I am trying to figure out what Sarah Lyall meant in the first sentence of a Times article, which says, "It was a lofty idea: formulate a British 'statement of values' defining what it means to be British, much the way a document like the Declaration of Independence sets out the ideals that help explain what it means to be American." The Declaration of Independence does not "set out ideals," but rather sets out a list of grievances against the British king.
It is, as one might expect from the name, a declaration of independence from Britain. It famously states, "We hold these truths to be self-evident, that all men are created equal, that they are endowed by their Creator with certain unalienable Rights, that among these are Life, Liberty and the pursuit of Happiness," only as the first step of an argument that because the British government has become destructive of these Rights, the colonists are justified in throwing off such government. Further contrasting with Lyall's notion that the Declaration explains American-ness are Jefferson's repeated concluding references to "Free and Independent States."

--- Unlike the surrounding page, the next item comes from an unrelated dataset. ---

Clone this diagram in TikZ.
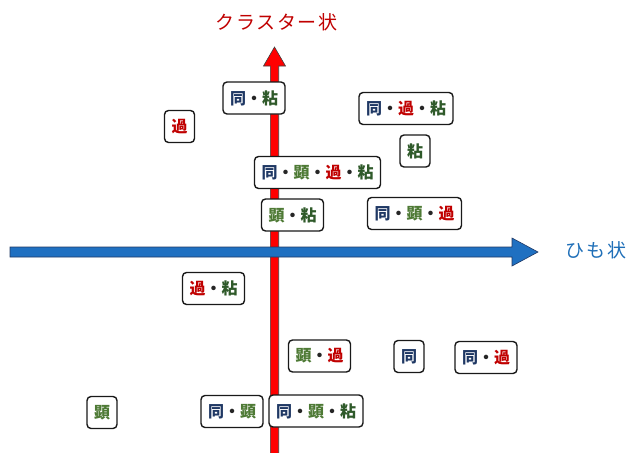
\documentclass[tikz,border=0pt]{standalone}
\usepackage{fontspec}
\setmainfont{Noto Sans CJK JP}
\newfontfamily\spacedcjk[LetterSpace=9]{Noto Sans CJK JP}
\usepackage{xcolor}
\definecolor{cdou}{HTML}{1F3864}
\definecolor{cken}{HTML}{4E7A35}
\definecolor{cka}{HTML}{C00000}
\definecolor{cnen}{HTML}{2F5A2A}
\definecolor{ctitle}{HTML}{C00000}
\definecolor{cblue}{HTML}{1F70C1}
\definecolor{cbluetxt}{HTML}{1F6FB8}
\newcommand{\kDou}{\textcolor{cdou}{同}}
\newcommand{\kKen}{\textcolor{cken}{顕}}
\newcommand{\kKa}{\textcolor{cka}{過}}
\newcommand{\kNen}{\textcolor{cnen}{粘}}
\newcommand{\kDot}{\textcolor{black!85}{・}}
\begin{document}
\begin{tikzpicture}[x=1pt,y=-1pt,
  kbox/.style={draw=black!90, line width=1.4pt, rounded corners=4pt, fill=white,
    minimum height=32pt, minimum width=30pt, inner xsep=7pt, inner ysep=0pt,
    font=\fontsize{16pt}{17pt}\selectfont\bfseries},
  lbl/.style={font=\spacedcjk\fontsize{19pt}{22pt}\selectfont, inner sep=0pt}]
\useasboundingbox (0,0) rectangle (630,453);
% vertical red arrow
\coordinate (vb) at (274.5,455);
\coordinate (vt) at (274.5,47);
\fill[red, draw=black!75, line width=0.6pt]
  ([xshift=-4.2pt]vb) -- ([xshift=-4.2pt,yshift=-19pt]vt) -- ([xshift=-11pt,yshift=-19pt]vt)
  -- (vt) -- ([xshift=11pt,yshift=-19pt]vt) -- ([xshift=4.2pt,yshift=-19pt]vt)
  -- ([xshift=4.2pt]vb) -- cycle;
% horizontal blue arrow
\coordinate (hl) at (10,252);
\coordinate (hr) at (538,252);
\fill[cblue, draw=cdou, line width=0.6pt]
  ([yshift=-5pt]hl) -- ([xshift=-26pt,yshift=-5pt]hr) -- ([xshift=-26pt,yshift=-14pt]hr)
  -- (hr) -- ([xshift=-26pt,yshift=14pt]hr) -- ([xshift=-26pt,yshift=5pt]hr)
  -- ([yshift=5pt]hl) -- cycle;
% axis labels
\node[lbl, text=ctitle] (ylab) at (276.5,22) {クラスター状};
\node[lbl, text=cbluetxt] (xlab) at (596,250) {ひも状};
% boxes
\node[kbox] (b1) at (254,98) {\kDou\kDot\kNen};
\node[kbox] (b2) at (179.5,126.5) {\kKa};
\node[kbox] (b3) at (406,108.5) {\kDou\kDot\kKa\kDot\kNen};
\node[kbox] (b4) at (415,151) {\kNen};
\node[kbox] (b5) at (317.5,172.5) {\kDou\kDot\kKen\kDot\kKa\kDot\kNen};
\node[kbox] (b6) at (292.5,215) {\kKen\kDot\kNen};
\node[kbox] (b7) at (414.5,213.5) {\kDou\kDot\kKen\kDot\kKa};
\node[kbox] (b8) at (213.5,288.5) {\kKa\kDot\kNen};
\node[kbox] (b9) at (319.5,356) {\kKen\kDot\kKa};
\node[kbox] (b10) at (409,356.5) {\kDou};
\node[kbox] (b11) at (486,357.5) {\kDou\kDot\kKa};
\node[kbox] (b12) at (102,412.5) {\kKen};
\node[kbox] (b13) at (232,411.5) {\kDou\kDot\kKen};
\node[kbox] (b14) at (316,411) {\kDou\kDot\kKen\kDot\kNen};
\end{tikzpicture}
\end{document}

One might take the list of grievances as a kind of Don'ts For Government, and King George's tyrannies appear as a reverse blueprint for the Constitution and Bill of Rights:
Where he refused his Assent to Laws, the president's veto can be overruled by a two-thirds legislative majority.
Where he made Judges dependent on his Will alone for the tenure of their offices, and the amount and enjoyment of their salaries, Article III judges have lifetime tenure, holding "their offices during good behaviour, and shall, at stated times, receive for their services, a compensation, which shall not be diminished during their continuance in office."
Where he quartered large bodies of armed troops among the colonists in peacetime, the Third Amendment prohibits same.
Where he deprived the colonists in many cases of the benefit of Trial by Jury, the Sixth Amendment guarantees same.
Etc., etc. Only in the negative can much of the Declaration be taken as ideal; that is, where the king's behavior was bad, the colonists implicitly promised to do better. The act of declaring independence, the lawyerly mindset that laid out charges against the king -- these are part of what it means to be American. As Edmund Burke remarked on the character of Americans, a year before before any Declaration,
Permit me, Sir, to add another circumstance in our colonies, which contributes no mean part towards the growth and effect of this untractable spirit. I mean their education. In no country perhaps in the world is the law so general a study. The profession itself is numerous and powerful; and in most provinces it takes the lead. The greater number of the deputies sent to the congress were lawyers. But all who read, and most do read, endeavour to obtain some smattering in that science. I have been told by an eminent bookseller, that in no branch of his business, after tracts of popular devotion, were so many books as those on the law exported to the plantations. The colonists have now fallen into the way of printing them for their own use. I hear that they have sold nearly as many of Blackstone's Commentaries in America as in England. General Gage marks out this disposition very particularly in a letter on your table. He states, that all the people in his government are lawyers, or smatterers in law; and that in Boston they have been enabled, by successful chicane, wholly to evade many parts of one of your capital penal constitutions. The smartness of debate will say, that this knowledge ought to teach them more clearly the rights of legislature, their obligations to obedience, and the penalties of rebellion. All this is mighty well. But my honourable and learned friend on the floor, who condescends to mark what I say for animadversion, will disdain that ground. He has heard, as well as I, that when great honours and great emoluments do not win over this knowledge to the service of the state, it is a formidable adversary to government. If the spirit be not tamed and broken by these happy methods, it is stubborn and litigious. Abeunt studia in mores. This study renders men acute, inquisitive, dexterous, prompt in attack, ready in defence, full of resources. In other countries, the people, more simple, and of a less mercurial cast, judge of an ill principle in government only by an actual grievance; here they anticipate the evil, and judge of the pressure of the grievance by the badness of the principle. They augur misgovernment at a distance; and snuff the approach of tyranny in every tainted breeze.Stubborn and litigious -- that has been the American character for over 200 years.
If I were to try to sum up what the British character is, it would be: decent. Britons feel guilty about being really mean to people (a feeling that got them out of India without need for armed revolution); they think you pretty much should do what you like as long as it doesn't scare the horses; and the quintessentially Ango common-law system, particularly with regard to equity, is founded in the idea that rather than having many hard rules, we just ought to be fair. The Church of England is decent, the National Health Service is decent, the Queen was objected to only when people felt she was being not quite decent to Princess Diana. Some may not see this as an inspiring quality, but I think it has much to recommend it.